TASK OBJECTIVE: From the first line of the data below through the line holding "plt.rcParams['hatch.linewidth'] = 1.2", output each line exactly and leave the pictures out.

DATA EXTRACT:
#####
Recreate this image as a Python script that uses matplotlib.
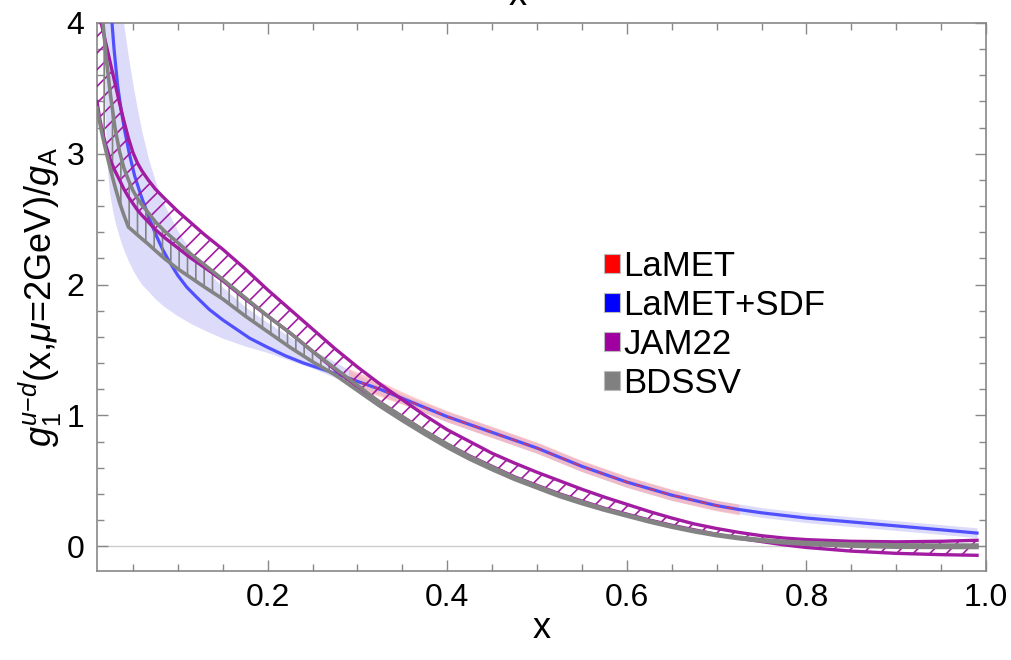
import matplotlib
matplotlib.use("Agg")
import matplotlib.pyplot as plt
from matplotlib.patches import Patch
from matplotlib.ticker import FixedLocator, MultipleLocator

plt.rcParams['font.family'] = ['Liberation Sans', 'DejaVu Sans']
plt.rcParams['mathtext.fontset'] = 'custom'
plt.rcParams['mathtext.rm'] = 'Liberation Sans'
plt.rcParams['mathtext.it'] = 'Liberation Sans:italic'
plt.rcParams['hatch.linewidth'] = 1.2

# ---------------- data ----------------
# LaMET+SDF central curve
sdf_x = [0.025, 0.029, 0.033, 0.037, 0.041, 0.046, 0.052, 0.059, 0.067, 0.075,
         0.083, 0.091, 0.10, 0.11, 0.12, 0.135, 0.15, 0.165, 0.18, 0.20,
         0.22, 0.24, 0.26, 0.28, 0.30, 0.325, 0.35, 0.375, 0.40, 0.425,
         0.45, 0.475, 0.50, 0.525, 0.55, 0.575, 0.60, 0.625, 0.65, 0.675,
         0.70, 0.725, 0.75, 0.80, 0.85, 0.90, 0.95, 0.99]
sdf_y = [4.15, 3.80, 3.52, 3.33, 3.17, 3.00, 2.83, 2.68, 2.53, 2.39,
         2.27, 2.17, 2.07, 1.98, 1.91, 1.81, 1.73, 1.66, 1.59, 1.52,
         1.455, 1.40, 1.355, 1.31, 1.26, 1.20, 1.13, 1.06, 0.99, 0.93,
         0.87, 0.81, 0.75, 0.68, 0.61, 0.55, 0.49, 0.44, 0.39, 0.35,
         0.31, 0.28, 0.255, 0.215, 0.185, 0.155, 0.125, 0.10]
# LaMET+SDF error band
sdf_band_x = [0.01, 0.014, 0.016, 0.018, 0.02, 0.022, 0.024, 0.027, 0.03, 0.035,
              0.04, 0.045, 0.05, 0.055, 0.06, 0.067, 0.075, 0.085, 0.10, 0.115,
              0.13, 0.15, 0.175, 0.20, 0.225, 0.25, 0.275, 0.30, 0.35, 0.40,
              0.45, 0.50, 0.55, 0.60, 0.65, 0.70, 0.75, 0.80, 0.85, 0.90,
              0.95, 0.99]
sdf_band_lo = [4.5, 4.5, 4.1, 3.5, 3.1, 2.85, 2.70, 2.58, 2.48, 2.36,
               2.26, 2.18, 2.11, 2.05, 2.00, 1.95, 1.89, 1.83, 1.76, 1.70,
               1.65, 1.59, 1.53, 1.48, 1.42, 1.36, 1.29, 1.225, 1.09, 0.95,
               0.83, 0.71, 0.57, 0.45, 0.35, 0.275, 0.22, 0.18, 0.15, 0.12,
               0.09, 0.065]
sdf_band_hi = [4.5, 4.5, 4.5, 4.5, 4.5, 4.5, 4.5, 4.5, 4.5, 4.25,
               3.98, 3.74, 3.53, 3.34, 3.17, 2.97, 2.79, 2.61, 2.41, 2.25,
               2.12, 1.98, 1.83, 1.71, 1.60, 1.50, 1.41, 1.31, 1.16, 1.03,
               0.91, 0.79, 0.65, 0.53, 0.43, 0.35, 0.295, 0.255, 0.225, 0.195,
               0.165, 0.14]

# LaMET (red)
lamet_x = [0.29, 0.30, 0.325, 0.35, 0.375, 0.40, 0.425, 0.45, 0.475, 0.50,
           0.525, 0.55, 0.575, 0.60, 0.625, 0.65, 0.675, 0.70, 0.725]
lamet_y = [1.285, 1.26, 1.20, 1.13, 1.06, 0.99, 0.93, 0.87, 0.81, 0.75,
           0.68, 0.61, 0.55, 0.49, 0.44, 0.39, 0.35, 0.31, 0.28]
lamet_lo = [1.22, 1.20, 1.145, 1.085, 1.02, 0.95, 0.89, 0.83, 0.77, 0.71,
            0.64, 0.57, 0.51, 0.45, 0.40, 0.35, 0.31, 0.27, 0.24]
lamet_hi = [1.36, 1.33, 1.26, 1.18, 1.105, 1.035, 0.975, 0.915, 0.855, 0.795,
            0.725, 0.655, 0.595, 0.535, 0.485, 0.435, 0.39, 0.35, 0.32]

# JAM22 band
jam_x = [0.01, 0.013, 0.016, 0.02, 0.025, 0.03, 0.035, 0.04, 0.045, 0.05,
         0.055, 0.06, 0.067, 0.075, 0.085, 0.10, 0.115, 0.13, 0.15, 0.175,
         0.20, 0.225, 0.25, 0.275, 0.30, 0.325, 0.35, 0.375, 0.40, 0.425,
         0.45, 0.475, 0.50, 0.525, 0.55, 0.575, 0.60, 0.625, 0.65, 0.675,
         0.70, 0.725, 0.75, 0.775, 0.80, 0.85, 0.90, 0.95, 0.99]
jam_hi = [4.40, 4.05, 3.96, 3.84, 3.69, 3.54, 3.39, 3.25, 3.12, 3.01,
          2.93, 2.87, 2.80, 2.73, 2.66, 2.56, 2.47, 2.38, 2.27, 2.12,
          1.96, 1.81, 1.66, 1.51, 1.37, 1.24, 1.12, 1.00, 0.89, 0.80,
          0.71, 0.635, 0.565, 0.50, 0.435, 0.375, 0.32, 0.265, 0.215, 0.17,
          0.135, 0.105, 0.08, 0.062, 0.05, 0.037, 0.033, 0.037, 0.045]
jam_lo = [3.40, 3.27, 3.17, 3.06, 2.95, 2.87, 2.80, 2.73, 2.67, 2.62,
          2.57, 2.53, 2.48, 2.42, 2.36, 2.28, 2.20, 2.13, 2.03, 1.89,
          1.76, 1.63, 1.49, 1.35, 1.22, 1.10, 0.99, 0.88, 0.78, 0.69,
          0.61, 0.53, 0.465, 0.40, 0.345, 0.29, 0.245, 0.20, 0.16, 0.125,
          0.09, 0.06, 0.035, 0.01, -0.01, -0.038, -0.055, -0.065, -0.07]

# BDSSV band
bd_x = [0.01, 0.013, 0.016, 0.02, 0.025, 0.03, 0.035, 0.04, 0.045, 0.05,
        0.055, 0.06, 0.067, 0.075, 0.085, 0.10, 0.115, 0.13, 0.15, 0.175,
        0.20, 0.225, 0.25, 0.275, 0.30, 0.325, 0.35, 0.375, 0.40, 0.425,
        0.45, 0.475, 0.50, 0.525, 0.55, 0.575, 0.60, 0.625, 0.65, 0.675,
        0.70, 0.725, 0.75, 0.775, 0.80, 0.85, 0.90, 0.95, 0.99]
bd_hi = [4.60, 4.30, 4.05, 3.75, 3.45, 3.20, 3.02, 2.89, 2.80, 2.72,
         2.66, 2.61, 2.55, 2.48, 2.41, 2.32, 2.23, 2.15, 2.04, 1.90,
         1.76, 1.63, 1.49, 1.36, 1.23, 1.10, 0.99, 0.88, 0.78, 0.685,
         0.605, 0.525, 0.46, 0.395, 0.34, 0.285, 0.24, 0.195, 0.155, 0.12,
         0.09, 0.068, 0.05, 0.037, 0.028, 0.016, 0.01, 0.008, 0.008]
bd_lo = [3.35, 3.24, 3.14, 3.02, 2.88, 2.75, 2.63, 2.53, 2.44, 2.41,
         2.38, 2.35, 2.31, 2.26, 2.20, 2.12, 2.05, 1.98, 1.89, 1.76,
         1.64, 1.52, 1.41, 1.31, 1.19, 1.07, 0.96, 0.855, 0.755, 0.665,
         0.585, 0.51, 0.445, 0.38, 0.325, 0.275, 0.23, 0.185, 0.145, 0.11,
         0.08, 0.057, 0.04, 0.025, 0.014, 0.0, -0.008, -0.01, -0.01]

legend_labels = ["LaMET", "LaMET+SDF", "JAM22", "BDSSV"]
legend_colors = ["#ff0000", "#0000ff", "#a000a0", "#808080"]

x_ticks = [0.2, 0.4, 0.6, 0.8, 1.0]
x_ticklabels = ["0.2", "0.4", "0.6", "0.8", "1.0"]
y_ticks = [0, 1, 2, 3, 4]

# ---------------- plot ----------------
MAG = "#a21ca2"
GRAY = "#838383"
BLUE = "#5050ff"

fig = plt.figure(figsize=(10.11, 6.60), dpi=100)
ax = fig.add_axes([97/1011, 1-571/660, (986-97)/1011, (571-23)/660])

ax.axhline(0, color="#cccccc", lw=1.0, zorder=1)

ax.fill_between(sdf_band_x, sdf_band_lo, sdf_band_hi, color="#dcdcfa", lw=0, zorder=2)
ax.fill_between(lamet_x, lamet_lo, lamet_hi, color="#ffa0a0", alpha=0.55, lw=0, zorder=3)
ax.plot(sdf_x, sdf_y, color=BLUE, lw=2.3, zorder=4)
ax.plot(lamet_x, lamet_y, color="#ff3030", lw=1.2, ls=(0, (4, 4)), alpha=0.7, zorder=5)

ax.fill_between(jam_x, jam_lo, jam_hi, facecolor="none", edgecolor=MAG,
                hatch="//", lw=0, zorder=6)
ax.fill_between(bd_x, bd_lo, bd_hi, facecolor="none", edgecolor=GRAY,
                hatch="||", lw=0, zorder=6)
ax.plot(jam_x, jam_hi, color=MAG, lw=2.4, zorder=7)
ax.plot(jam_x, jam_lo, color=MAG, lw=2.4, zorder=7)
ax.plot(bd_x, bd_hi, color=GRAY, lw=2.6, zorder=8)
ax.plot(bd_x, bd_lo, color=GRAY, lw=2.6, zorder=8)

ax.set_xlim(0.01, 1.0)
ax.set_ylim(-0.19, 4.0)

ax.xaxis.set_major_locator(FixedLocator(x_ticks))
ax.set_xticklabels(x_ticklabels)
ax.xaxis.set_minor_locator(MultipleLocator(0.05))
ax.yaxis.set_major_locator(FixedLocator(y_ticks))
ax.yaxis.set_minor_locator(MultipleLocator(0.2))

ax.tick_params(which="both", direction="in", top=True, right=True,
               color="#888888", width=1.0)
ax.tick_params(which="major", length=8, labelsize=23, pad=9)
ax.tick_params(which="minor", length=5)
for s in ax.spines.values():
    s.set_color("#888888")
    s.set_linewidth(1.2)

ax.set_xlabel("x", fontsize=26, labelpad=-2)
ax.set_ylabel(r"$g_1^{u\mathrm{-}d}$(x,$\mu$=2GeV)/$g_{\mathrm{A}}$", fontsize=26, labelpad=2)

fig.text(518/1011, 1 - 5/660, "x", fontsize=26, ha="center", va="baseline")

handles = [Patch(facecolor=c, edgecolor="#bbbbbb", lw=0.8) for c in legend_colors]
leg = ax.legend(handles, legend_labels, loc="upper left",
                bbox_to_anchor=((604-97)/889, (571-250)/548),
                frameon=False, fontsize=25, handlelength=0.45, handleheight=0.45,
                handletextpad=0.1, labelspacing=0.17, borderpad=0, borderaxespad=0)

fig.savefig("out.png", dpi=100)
#####
WORKED ANSWER:
Recreate this image as a Python script that uses matplotlib.
import matplotlib
matplotlib.use("Agg")
import matplotlib.pyplot as plt
from matplotlib.patches import Patch
from matplotlib.ticker import FixedLocator, MultipleLocator

plt.rcParams['font.family'] = ['Liberation Sans', 'DejaVu Sans']
plt.rcParams['mathtext.fontset'] = 'custom'
plt.rcParams['mathtext.rm'] = 'Liberation Sans'
plt.rcParams['mathtext.it'] = 'Liberation Sans:italic'
plt.rcParams['hatch.linewidth'] = 1.2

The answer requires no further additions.